__TASK TO CARRY OUT__
For the copy, please give all of the data again exactly and leave the pictures out.

__DATA LINES__
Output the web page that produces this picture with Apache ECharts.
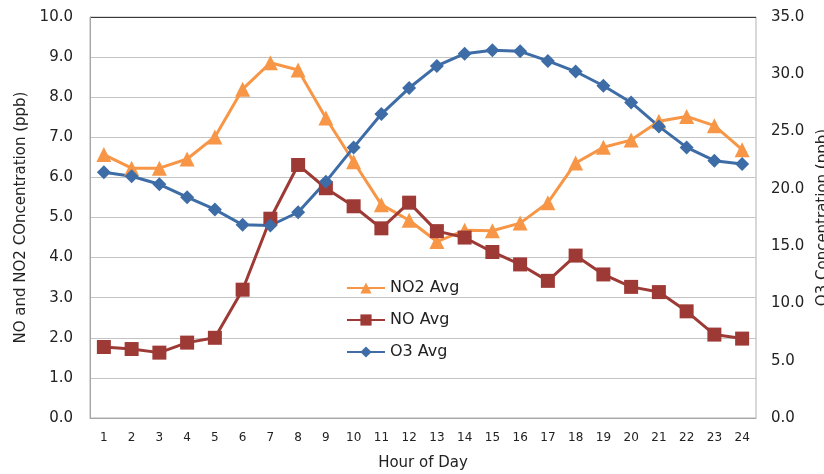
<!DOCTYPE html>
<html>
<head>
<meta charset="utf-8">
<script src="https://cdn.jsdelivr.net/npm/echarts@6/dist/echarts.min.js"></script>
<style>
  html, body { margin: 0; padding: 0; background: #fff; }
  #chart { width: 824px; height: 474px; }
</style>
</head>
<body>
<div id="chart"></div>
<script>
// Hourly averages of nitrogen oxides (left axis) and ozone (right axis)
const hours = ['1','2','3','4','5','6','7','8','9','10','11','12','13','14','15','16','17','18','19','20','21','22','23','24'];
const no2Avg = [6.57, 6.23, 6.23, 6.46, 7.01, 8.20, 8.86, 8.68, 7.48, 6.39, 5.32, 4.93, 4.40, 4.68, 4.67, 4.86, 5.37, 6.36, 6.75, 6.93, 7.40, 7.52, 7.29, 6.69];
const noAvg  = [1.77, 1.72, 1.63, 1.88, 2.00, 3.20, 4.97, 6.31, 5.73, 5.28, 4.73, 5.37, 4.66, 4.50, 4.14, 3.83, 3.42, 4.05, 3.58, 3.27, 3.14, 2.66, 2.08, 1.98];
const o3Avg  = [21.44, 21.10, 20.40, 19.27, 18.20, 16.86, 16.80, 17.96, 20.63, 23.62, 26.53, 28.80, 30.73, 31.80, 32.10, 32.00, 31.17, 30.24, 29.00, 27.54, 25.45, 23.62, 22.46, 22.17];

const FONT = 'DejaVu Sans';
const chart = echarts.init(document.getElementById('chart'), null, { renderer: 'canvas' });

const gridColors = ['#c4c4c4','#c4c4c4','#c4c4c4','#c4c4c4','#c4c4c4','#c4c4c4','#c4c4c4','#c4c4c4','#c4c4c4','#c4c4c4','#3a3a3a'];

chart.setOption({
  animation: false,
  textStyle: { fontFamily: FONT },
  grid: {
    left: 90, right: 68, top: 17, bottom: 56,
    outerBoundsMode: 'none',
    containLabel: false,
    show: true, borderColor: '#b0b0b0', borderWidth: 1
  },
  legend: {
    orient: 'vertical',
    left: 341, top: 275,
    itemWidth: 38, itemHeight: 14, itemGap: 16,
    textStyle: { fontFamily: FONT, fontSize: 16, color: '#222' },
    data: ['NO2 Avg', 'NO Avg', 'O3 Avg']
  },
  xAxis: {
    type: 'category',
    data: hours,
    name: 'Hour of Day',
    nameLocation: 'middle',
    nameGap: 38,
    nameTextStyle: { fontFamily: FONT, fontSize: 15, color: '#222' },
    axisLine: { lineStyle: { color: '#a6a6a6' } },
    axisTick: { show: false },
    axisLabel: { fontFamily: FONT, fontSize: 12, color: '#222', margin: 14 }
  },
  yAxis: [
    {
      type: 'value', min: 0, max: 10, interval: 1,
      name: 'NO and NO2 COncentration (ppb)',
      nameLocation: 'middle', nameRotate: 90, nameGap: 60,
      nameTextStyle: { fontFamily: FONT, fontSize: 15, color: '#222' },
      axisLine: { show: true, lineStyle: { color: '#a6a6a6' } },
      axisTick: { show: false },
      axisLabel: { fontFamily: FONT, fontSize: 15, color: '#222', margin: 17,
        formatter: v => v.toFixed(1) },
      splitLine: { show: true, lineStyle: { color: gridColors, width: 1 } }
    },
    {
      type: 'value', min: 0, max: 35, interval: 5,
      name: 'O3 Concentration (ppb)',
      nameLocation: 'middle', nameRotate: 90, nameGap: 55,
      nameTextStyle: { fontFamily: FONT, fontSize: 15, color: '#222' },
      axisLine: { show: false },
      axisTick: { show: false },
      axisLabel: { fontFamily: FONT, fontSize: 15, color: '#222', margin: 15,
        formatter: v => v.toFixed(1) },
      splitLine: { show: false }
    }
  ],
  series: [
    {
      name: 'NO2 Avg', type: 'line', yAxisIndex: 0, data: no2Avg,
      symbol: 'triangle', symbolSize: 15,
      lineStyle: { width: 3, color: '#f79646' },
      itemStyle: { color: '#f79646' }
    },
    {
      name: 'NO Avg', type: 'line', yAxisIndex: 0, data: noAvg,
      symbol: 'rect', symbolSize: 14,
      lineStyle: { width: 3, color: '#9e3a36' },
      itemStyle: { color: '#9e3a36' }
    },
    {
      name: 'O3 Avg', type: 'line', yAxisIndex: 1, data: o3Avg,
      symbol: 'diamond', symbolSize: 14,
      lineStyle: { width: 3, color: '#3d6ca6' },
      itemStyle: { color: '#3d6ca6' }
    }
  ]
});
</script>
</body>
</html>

__FULL ANSWER__
Output the web page that produces this picture with Apache ECharts.
<!DOCTYPE html>
<html>
<head>
<meta charset="utf-8">
<script src="https://cdn.jsdelivr.net/npm/echarts@6/dist/echarts.min.js"></script>
<style>
  html, body { margin: 0; padding: 0; background: #fff; }
  #chart { width: 824px; height: 474px; }
</style>
</head>
<body>
<div id="chart"></div>
<script>
// Hourly averages of nitrogen oxides (left axis) and ozone (right axis)
const hours = ['1','2','3','4','5','6','7','8','9','10','11','12','13','14','15','16','17','18','19','20','21','22','23','24'];
const no2Avg = [6.57, 6.23, 6.23, 6.46, 7.01, 8.20, 8.86, 8.68, 7.48, 6.39, 5.32, 4.93, 4.40, 4.68, 4.67, 4.86, 5.37, 6.36, 6.75, 6.93, 7.40, 7.52, 7.29, 6.69];
const noAvg  = [1.77, 1.72, 1.63, 1.88, 2.00, 3.20, 4.97, 6.31, 5.73, 5.28, 4.73, 5.37, 4.66, 4.50, 4.14, 3.83, 3.42, 4.05, 3.58, 3.27, 3.14, 2.66, 2.08, 1.98];
const o3Avg  = [21.44, 21.10, 20.40, 19.27, 18.20, 16.86, 16.80, 17.96, 20.63, 23.62, 26.53, 28.80, 30.73, 31.80, 32.10, 32.00, 31.17, 30.24, 29.00, 27.54, 25.45, 23.62, 22.46, 22.17];

const FONT = 'DejaVu Sans';
const chart = echarts.init(document.getElementById('chart'), null, { renderer: 'canvas' });

const gridColors = ['#c4c4c4','#c4c4c4','#c4c4c4','#c4c4c4','#c4c4c4','#c4c4c4','#c4c4c4','#c4c4c4','#c4c4c4','#c4c4c4','#3a3a3a'];

chart.setOption({
  animation: false,
  textStyle: { fontFamily: FONT },
  grid: {
    left: 90, right: 68, top: 17, bottom: 56,
    outerBoundsMode: 'none',
    containLabel: false,
    show: true, borderColor: '#b0b0b0', borderWidth: 1
  },
  legend: {
    orient: 'vertical',
    left: 341, top: 275,
    itemWidth: 38, itemHeight: 14, itemGap: 16,
    textStyle: { fontFamily: FONT, fontSize: 16, color: '#222' },
    data: ['NO2 Avg', 'NO Avg', 'O3 Avg']
  },
  xAxis: {
    type: 'category',
    data: hours,
    name: 'Hour of Day',
    nameLocation: 'middle',
    nameGap: 38,
    nameTextStyle: { fontFamily: FONT, fontSize: 15, color: '#222' },
    axisLine: { lineStyle: { color: '#a6a6a6' } },
    axisTick: { show: false },
    axisLabel: { fontFamily: FONT, fontSize: 12, color: '#222', margin: 14 }
  },
  yAxis: [
    {
      type: 'value', min: 0, max: 10, interval: 1,
      name: 'NO and NO2 COncentration (ppb)',
      nameLocation: 'middle', nameRotate: 90, nameGap: 60,
      nameTextStyle: { fontFamily: FONT, fontSize: 15, color: '#222' },
      axisLine: { show: true, lineStyle: { color: '#a6a6a6' } },
      axisTick: { show: false },
      axisLabel: { fontFamily: FONT, fontSize: 15, color: '#222', margin: 17,
        formatter: v => v.toFixed(1) },
      splitLine: { show: true, lineStyle: { color: gridColors, width: 1 } }
    },
    {
      type: 'value', min: 0, max: 35, interval: 5,
      name: 'O3 Concentration (ppb)',
      nameLocation: 'middle', nameRotate: 90, nameGap: 55,
      nameTextStyle: { fontFamily: FONT, fontSize: 15, color: '#222' },
      axisLine: { show: false },
      axisTick: { show: false },
      axisLabel: { fontFamily: FONT, fontSize: 15, color: '#222', margin: 15,
        formatter: v => v.toFixed(1) },
      splitLine: { show: false }
    }
  ],
  series: [
    {
      name: 'NO2 Avg', type: 'line', yAxisIndex: 0, data: no2Avg,
      symbol: 'triangle', symbolSize: 15,
      lineStyle: { width: 3, color: '#f79646' },
      itemStyle: { color: '#f79646' }
    },
    {
      name: 'NO Avg', type: 'line', yAxisIndex: 0, data: noAvg,
      symbol: 'rect', symbolSize: 14,
      lineStyle: { width: 3, color: '#9e3a36' },
      itemStyle: { color: '#9e3a36' }
    },
    {
      name: 'O3 Avg', type: 'line', yAxisIndex: 1, data: o3Avg,
      symbol: 'diamond', symbolSize: 14,
      lineStyle: { width: 3, color: '#3d6ca6' },
      itemStyle: { color: '#3d6ca6' }
    }
  ]
});
</script>
</body>
</html>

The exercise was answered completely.